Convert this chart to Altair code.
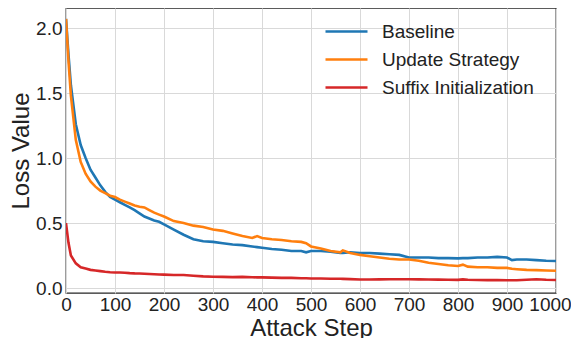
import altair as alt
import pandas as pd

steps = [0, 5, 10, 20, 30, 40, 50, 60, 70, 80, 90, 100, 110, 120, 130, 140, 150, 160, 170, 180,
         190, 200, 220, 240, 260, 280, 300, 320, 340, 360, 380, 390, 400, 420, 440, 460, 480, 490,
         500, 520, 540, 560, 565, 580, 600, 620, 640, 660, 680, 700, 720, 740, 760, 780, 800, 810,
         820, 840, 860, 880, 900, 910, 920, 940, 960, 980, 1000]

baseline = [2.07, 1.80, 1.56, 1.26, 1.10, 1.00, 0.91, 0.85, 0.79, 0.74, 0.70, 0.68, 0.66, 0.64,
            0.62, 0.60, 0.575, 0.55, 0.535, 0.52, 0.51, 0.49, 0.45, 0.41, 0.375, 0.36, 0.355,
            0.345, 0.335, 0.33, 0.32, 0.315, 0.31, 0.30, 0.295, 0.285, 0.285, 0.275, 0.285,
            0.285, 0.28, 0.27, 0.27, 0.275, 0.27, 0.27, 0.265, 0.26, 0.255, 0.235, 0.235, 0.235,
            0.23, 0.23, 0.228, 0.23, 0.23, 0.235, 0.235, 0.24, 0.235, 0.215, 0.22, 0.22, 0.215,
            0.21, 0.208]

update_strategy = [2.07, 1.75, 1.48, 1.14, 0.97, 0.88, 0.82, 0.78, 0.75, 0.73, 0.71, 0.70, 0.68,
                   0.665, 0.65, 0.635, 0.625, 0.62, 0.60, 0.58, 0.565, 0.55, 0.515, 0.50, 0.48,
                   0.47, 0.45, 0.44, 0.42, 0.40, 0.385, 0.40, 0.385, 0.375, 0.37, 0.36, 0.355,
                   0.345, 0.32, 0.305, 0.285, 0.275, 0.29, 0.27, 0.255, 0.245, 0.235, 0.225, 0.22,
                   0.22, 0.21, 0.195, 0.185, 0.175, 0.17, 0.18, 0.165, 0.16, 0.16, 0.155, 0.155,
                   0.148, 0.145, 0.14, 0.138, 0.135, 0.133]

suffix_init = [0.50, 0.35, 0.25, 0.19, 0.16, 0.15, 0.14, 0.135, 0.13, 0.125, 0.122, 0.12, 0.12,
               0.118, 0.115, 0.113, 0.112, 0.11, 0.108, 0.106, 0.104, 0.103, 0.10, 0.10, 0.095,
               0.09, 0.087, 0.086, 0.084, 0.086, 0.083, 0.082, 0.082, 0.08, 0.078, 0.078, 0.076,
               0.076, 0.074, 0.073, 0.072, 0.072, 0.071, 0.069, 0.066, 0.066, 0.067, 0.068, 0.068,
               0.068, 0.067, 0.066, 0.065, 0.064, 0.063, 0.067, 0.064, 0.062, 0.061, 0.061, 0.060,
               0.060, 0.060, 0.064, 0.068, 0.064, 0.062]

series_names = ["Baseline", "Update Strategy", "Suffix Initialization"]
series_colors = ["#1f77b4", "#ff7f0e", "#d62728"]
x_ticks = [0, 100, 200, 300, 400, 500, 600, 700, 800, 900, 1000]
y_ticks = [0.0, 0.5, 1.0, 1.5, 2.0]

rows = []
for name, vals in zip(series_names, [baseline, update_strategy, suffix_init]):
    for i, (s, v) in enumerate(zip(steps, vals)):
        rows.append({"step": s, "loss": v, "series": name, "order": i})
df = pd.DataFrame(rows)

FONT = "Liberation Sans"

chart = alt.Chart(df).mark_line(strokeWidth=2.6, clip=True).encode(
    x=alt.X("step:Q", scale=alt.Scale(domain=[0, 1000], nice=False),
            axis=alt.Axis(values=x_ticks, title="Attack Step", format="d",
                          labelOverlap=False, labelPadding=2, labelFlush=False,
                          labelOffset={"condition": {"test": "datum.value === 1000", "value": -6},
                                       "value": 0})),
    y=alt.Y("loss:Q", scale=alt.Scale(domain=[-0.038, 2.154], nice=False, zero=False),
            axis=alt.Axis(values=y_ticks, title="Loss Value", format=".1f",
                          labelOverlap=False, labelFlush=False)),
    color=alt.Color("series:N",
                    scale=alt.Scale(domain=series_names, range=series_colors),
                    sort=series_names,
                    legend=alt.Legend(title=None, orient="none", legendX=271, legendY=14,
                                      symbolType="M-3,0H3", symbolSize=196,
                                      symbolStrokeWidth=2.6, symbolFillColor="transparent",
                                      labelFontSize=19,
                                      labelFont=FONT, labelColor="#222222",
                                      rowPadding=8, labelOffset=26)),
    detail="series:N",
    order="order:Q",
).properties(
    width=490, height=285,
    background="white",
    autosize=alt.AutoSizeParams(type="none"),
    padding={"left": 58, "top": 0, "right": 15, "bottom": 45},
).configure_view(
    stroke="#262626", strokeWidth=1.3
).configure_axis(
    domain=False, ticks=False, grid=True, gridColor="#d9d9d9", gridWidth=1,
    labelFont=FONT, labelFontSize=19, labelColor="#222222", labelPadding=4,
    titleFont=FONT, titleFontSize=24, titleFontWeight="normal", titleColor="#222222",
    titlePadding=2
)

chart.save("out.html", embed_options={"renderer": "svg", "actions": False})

+---+

Exercise brief -> Repeat the data exactly, excluding the pictures.

Response to the exercise ->
Convert this chart to Altair code.
import altair as alt
import pandas as pd

steps = [0, 5, 10, 20, 30, 40, 50, 60, 70, 80, 90, 100, 110, 120, 130, 140, 150, 160, 170, 180,
         190, 200, 220, 240, 260, 280, 300, 320, 340, 360, 380, 390, 400, 420, 440, 460, 480, 490,
         500, 520, 540, 560, 565, 580, 600, 620, 640, 660, 680, 700, 720, 740, 760, 780, 800, 810,
         820, 840, 860, 880, 900, 910, 920, 940, 960, 980, 1000]

baseline = [2.07, 1.80, 1.56, 1.26, 1.10, 1.00, 0.91, 0.85, 0.79, 0.74, 0.70, 0.68, 0.66, 0.64,
            0.62, 0.60, 0.575, 0.55, 0.535, 0.52, 0.51, 0.49, 0.45, 0.41, 0.375, 0.36, 0.355,
            0.345, 0.335, 0.33, 0.32, 0.315, 0.31, 0.30, 0.295, 0.285, 0.285, 0.275, 0.285,
            0.285, 0.28, 0.27, 0.27, 0.275, 0.27, 0.27, 0.265, 0.26, 0.255, 0.235, 0.235, 0.235,
            0.23, 0.23, 0.228, 0.23, 0.23, 0.235, 0.235, 0.24, 0.235, 0.215, 0.22, 0.22, 0.215,
            0.21, 0.208]

update_strategy = [2.07, 1.75, 1.48, 1.14, 0.97, 0.88, 0.82, 0.78, 0.75, 0.73, 0.71, 0.70, 0.68,
                   0.665, 0.65, 0.635, 0.625, 0.62, 0.60, 0.58, 0.565, 0.55, 0.515, 0.50, 0.48,
                   0.47, 0.45, 0.44, 0.42, 0.40, 0.385, 0.40, 0.385, 0.375, 0.37, 0.36, 0.355,
                   0.345, 0.32, 0.305, 0.285, 0.275, 0.29, 0.27, 0.255, 0.245, 0.235, 0.225, 0.22,
                   0.22, 0.21, 0.195, 0.185, 0.175, 0.17, 0.18, 0.165, 0.16, 0.16, 0.155, 0.155,
                   0.148, 0.145, 0.14, 0.138, 0.135, 0.133]

suffix_init = [0.50, 0.35, 0.25, 0.19, 0.16, 0.15, 0.14, 0.135, 0.13, 0.125, 0.122, 0.12, 0.12,
               0.118, 0.115, 0.113, 0.112, 0.11, 0.108, 0.106, 0.104, 0.103, 0.10, 0.10, 0.095,
               0.09, 0.087, 0.086, 0.084, 0.086, 0.083, 0.082, 0.082, 0.08, 0.078, 0.078, 0.076,
               0.076, 0.074, 0.073, 0.072, 0.072, 0.071, 0.069, 0.066, 0.066, 0.067, 0.068, 0.068,
               0.068, 0.067, 0.066, 0.065, 0.064, 0.063, 0.067, 0.064, 0.062, 0.061, 0.061, 0.060,
               0.060, 0.060, 0.064, 0.068, 0.064, 0.062]

series_names = ["Baseline", "Update Strategy", "Suffix Initialization"]
series_colors = ["#1f77b4", "#ff7f0e", "#d62728"]
x_ticks = [0, 100, 200, 300, 400, 500, 600, 700, 800, 900, 1000]
y_ticks = [0.0, 0.5, 1.0, 1.5, 2.0]

rows = []
for name, vals in zip(series_names, [baseline, update_strategy, suffix_init]):
    for i, (s, v) in enumerate(zip(steps, vals)):
        rows.append({"step": s, "loss": v, "series": name, "order": i})
df = pd.DataFrame(rows)

FONT = "Liberation Sans"

chart = alt.Chart(df).mark_line(strokeWidth=2.6, clip=True).encode(
    x=alt.X("step:Q", scale=alt.Scale(domain=[0, 1000], nice=False),
            axis=alt.Axis(values=x_ticks, title="Attack Step", format="d",
                          labelOverlap=False, labelPadding=2, labelFlush=False,
                          labelOffset={"condition": {"test": "datum.value === 1000", "value": -6},
                                       "value": 0})),
    y=alt.Y("loss:Q", scale=alt.Scale(domain=[-0.038, 2.154], nice=False, zero=False),
            axis=alt.Axis(values=y_ticks, title="Loss Value", format=".1f",
                          labelOverlap=False, labelFlush=False)),
    color=alt.Color("series:N",
                    scale=alt.Scale(domain=series_names, range=series_colors),
                    sort=series_names,
                    legend=alt.Legend(title=None, orient="none", legendX=271, legendY=14,
                                      symbolType="M-3,0H3", symbolSize=196,
                                      symbolStrokeWidth=2.6, symbolFillColor="transparent",
                                      labelFontSize=19,
                                      labelFont=FONT, labelColor="#222222",
                                      rowPadding=8, labelOffset=26)),
    detail="series:N",
    order="order:Q",
).properties(
    width=490, height=285,
    background="white",
    autosize=alt.AutoSizeParams(type="none"),
    padding={"left": 58, "top": 0, "right": 15, "bottom": 45},
).configure_view(
    stroke="#262626", strokeWidth=1.3
).configure_axis(
    domain=False, ticks=False, grid=True, gridColor="#d9d9d9", gridWidth=1,
    labelFont=FONT, labelFontSize=19, labelColor="#222222", labelPadding=4,
    titleFont=FONT, titleFontSize=24, titleFontWeight="normal", titleColor="#222222",
    titlePadding=2
)

chart.save("out.html", embed_options={"renderer": "svg", "actions": False})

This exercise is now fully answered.